Huawei Technologies berusaha untuk memimpin di bidang teknologi jaringan internet generasi keenam alias 6G. Ini dilakukan ketika solusi 5G-nya diblokir di Amerika Serikat (AS) dan Eropa.
Menurut laporan NikkeiAsia, rencana Huawei mengembangkan 6G tiba saat AS dan Jepang tengah mendorong teknologi ini. Produsen ponsel asal Cina ini pun gencar merekrut tenaga ahli dari luar negeri.
“Karyawan harus melanggar ‘batas di langit’ dan menetapkan standar global dalam industri,” kata pendiri sekaligus kepala eksekutif Huawei Ren Zhengfei dalam pertemuan internal dengan para peneliti dan karyawan bulan lalu, dikutip dari Gizmochina, Kamis (16/9).
Berdasarkan dokumen internal perusahaan, pejabat senior mengatakan bahwa Huawei akan terus mengembangkan bisnis 5G dan kecerdasan buatan alias artificial intelligence (AI). Namun sembari bergerak maju di teknologi generasi berikutnya.
Walaupun Huawei menyadari bahwa rintangan terbesar dalam mengembangkan 6G yakni AS. “Penelitian kami tentang 6G adalah persiapan menghadapi ‘hujan’. Kami bertujuan merebut hak paten 6G. Kami tidak boleh menunggu sampai 6G menjadi layak,” katanya.
Sampai saat ini, Huawei telah memegang paten esensial standar dalam jumlah terbesar untuk teknologi 5G. Namun beberapa negara seperti Cina, AS, Jepang, dan Korea Selatan mulai mengembangkan 6G.
Oleh karena itu, Huawei mulai gencar mengembangkan 6G. Raksasa teknologi Cina ini pun merekrut tenaga ahli asing dalam jumlah besar.
“Perusahaan kami berada dalam periode kritis kelangsungan hidup dan pengembangan strategis. Jadi kami harus memiliki bakat yang dibutuhkan jika ingin maju,” kata Ren Zhengfei, dikutip dari SCMP, Rabu (15/9).
Itu dilakukan ketika Huawei mengembangkan banyak teknologi seperti 6G, komputasi awan (cloud), sistem operasi atau operating system (OS) HarmonyOS sebagai pengganti Android, dan Huawei Mobile Services (HMS).
Sedangkan CEO Ericsson Börje Ekholm menilai, negara-negara Barat seperti AS dan Eropa rugi jika Cina membuat standardisasi 6G sendiri.

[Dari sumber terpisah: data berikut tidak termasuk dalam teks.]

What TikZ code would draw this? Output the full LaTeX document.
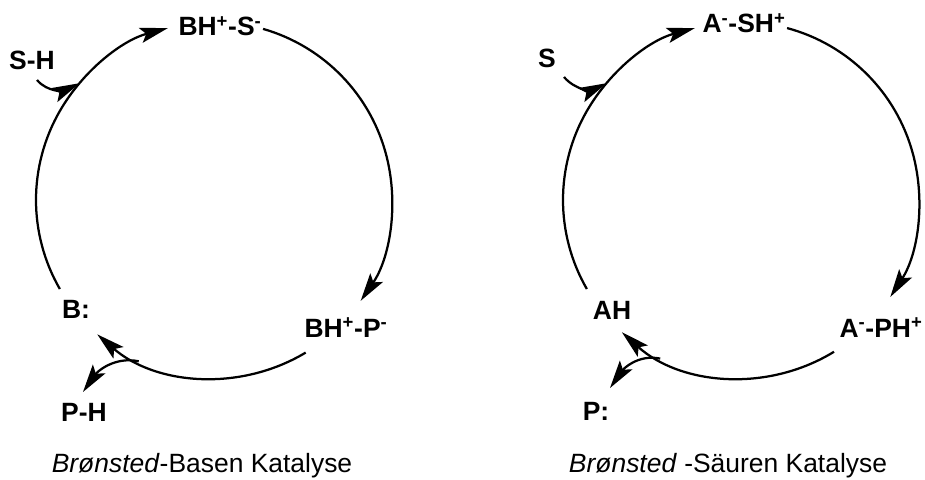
\documentclass[tikz,border=0pt]{standalone}
\usepackage{fontspec}
\setmainfont{Liberation Sans}
\usetikzlibrary{arrows.meta,calc}

\begin{document}
\begin{tikzpicture}[x=0.025cm,y=0.025cm,line width=1.6pt,
  >={Stealth[length=7mm,width=3.8mm,inset=1.4mm]},
  spec/.style={font=\fontsize{18.8}{22}\selectfont\bfseries,anchor=base,inner sep=0pt},
  caption/.style={font=\fontsize{18.8}{22}\selectfont,anchor=base,inner sep=0pt}]
\useasboundingbox (0,0) rectangle (925,-479);
% Basen-Katalyse
\coordinate (Lc) at (214,-200);
\node[spec] (SH) at (32,-70) {S-H};
\node[spec] (BHS) at (220,-36) {BH\textsuperscript{+}-S\textsuperscript{-}};
\node[spec] (B) at (76,-318) {B:};
\node[spec] (BHP) at (346,-337) {BH\textsuperscript{+}-P\textsuperscript{-}};
\node[spec] (PH) at (84,-421) {P-H};
\node[caption] (capL) at (202,-472) {\textit{Brønsted}-Basen Katalyse};
\coordinate (SHs) at (37,-80);
\coordinate (PHt) at (83,-392);
\draw[->] ($(Lc)+(210:178)$) arc[start angle=210,end angle=105,radius=178];
\draw[->] ($(Lc)+(74:178)$) arc[start angle=74,end angle=-34.5,radius=178];
\draw[->] ($(Lc)+(-59:178)$) arc[start angle=-59,end angle=-131,radius=178];
\draw[->] ($(Lc)+(-115:178)$) to[out=168,in=55] (PHt);
\draw[->] (SHs) to[out=-50,in=205] ($(Lc)+(139:178)$);
% Saeuren-Katalyse
\coordinate (Rc) at (741,-200);
\node[spec] (S) at (547,-68) {S};
\node[spec] (ASH) at (744,-33) {A\textsuperscript{-}-SH\textsuperscript{+}};
\node[spec] (AH) at (612,-319) {AH};
\node[spec] (APH) at (881,-337) {A\textsuperscript{-}-PH\textsuperscript{+}};
\node[spec] (P) at (596,-420) {P:};
\node[caption] (capR) at (728,-472) {\textit{Brønsted} -Säuren Katalyse};
\coordinate (Ss) at (564,-77);
\coordinate (Pt) at (610,-388);
\draw[->] ($(Rc)+(210:178)$) arc[start angle=210,end angle=105,radius=178];
\draw[->] ($(Rc)+(75:178)$) arc[start angle=75,end angle=-33,radius=178];
\draw[->] ($(Rc)+(-58.5:178)$) arc[start angle=-58.5,end angle=-132,radius=178];
\draw[->] ($(Rc)+(-117:178)$) to[out=168,in=55] (Pt);
\draw[->] (Ss) to[out=-50,in=205] ($(Rc)+(139:178)$);
\end{tikzpicture}
\end{document}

Sebab, Tiongkok akan membentuk ekosistem teknologi.
“Ekosistem Cina akan menjadi pesaing tangguh bagi Barat,” kata dia dalam wawancara eksklusif dengan Light Reading dikutip dari Telecoms, bulan lalu (25/8).
Menurutnya Cina memiliki keunggulan dari sisi riset dan pengembangan (R&D) bidang teknologi telekomunikasi. “Meskipun investasi 5G kuat di AS, kurang jelas apakah ekosistem Barat akan mengikuti pengeluaran R&D yang besar di Asia, khususnya Cina,” kata Ekholm.
Pemisahan ekosistem teknologi antara AS dan Cina pun tengah terjadi. AS melarang vendor telekomunikasi Tiongkok, seperti Huawei, di banyak pasar. Negeri Paman Sam juga membujuk Eropa melakukan hal serupa.
Hal itu berdampak juga ke Ericsson, yang pangsa pasarnya menurun di Cina. Ini karena Swedia memblokir jaringan 5G Huawei.
Meskipun di satu sisi, Ericsson bisa menggaet lebih banyak pasar di Eropa dan AS yang ditinggal oleh Huawei.
Di tengah tekanan terhadap perusahaan Cina oleh AS, Huawei memperkirakan akan menghadirkan 6G pada 2030. Ini seiring dengan rencana pemerintah Tiongkok.
Di Negeri Tirai Bambu, Huawei pun memimpin dalam perlombaan paten 6G, mengalahkan raksasa lainnya termasuk ZTE, OPPO, Vivo. Secara khusus, ada 38 ribu paten yang diisi secara global. Cina memiliki sekitar 35% di antaranya.
Cina pun menjadi negara dengan paten 6G terbanyak di dunia, menurut laporan Huawei Central.
Huawei berinvestasi dan meneliti 6G sejak 2017. Selanjutnya, perusahaan berencana melakukan pembicaraan terbuka tentang 6G dengan pakar industri lain untuk mendapatkan kemungkinan definisinya.
Selain itu, akan segera merilis kertas putih atau white paper 6G yang menjelaskan persyaratan dasar jaringan. “Kami percaya bahwa 6G akan didasarkan pada 5G dan apa yang telah dipelajari darinya,” kata Huawei dikutip dari Huawei Central.